Among the applications being is support for work on the East Coast Main Trunk Line between Murupara and Tauranga that will also ensure that 1.5 million tonnes of logs remain on rail.

If that volume were to shift to trucking it would create an additional 142,000 truck movements on what is often a single lane state highway.

The dairy boom in the South Island has also prompted applications for project funding at the massive Edendale (Southland) and Clandeboye (Timaru) dairy sites.

Altering access to the Edendale site will remove the need to shunt across State Highway One and allow trains to travel direct from the factory to the Port Chalmers export facility near Dunedin, an alternative to 5,400 truck movements.

Adding a 10 kilometre rail link from the main trunk line to the Clandeboye factory will remove the need to truck coal, currently railed from Ohai in Southland to Temuka, from Temuka to the plant. It will also mean raw milk from North Canterbury could be railed to the plant while finished products from Clandeboye could then be railed directly to Timaru's export port facility, providing another option to 47,500 truck movements.

The last of the projects that would provide an alternative to significantly reduce trucking movements is a request for funding assistance in upgrading the Manawatu tunnels to allow the passage of hi-cube containers on the route through the gorge to Napier. The tunnels were built before the hi-cube 9 foot six inch containers came into use and they currently have to be trucked from Palmerston North to Woodville.
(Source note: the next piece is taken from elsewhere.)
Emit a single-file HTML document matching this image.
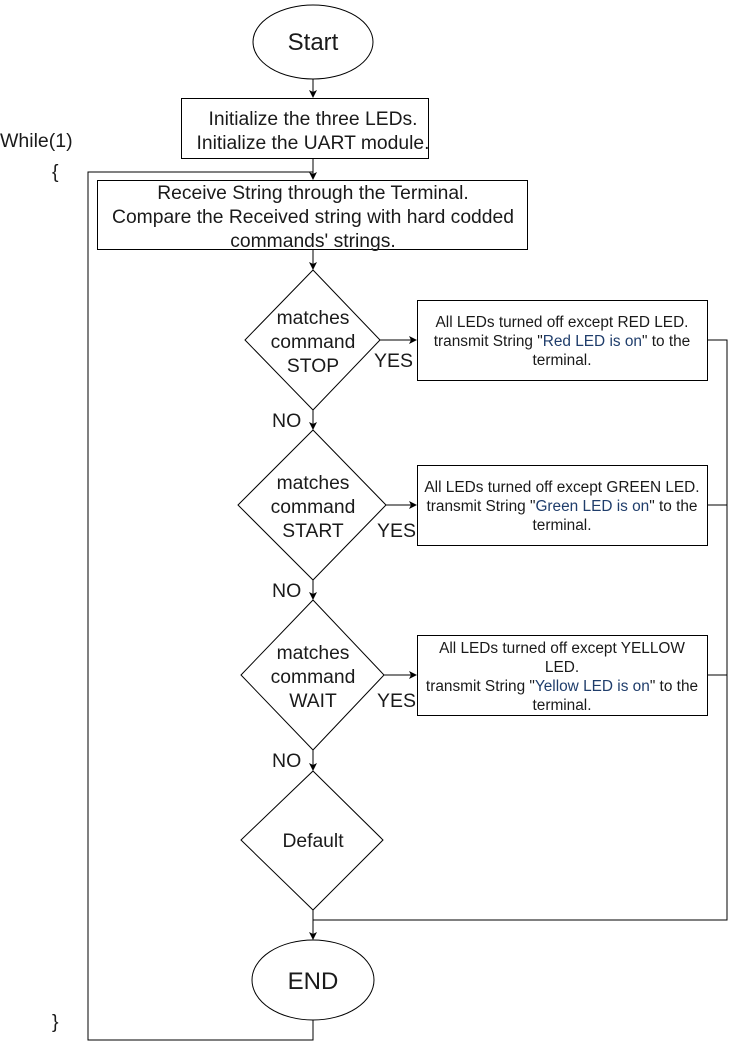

There are an estimated 1800 truck movements annually through the gorge.

None of these projects would go ahead without this funding as they are not currently economically viable - one of the criteria for funding.

The final two projects seeking funding support under the Regional Development Fund are for assistance in upgrading the Wairio Branch Line that services carries coal from the Ohai Mine in Southland and to replace the ageing Cobden Bridge on the West Coast.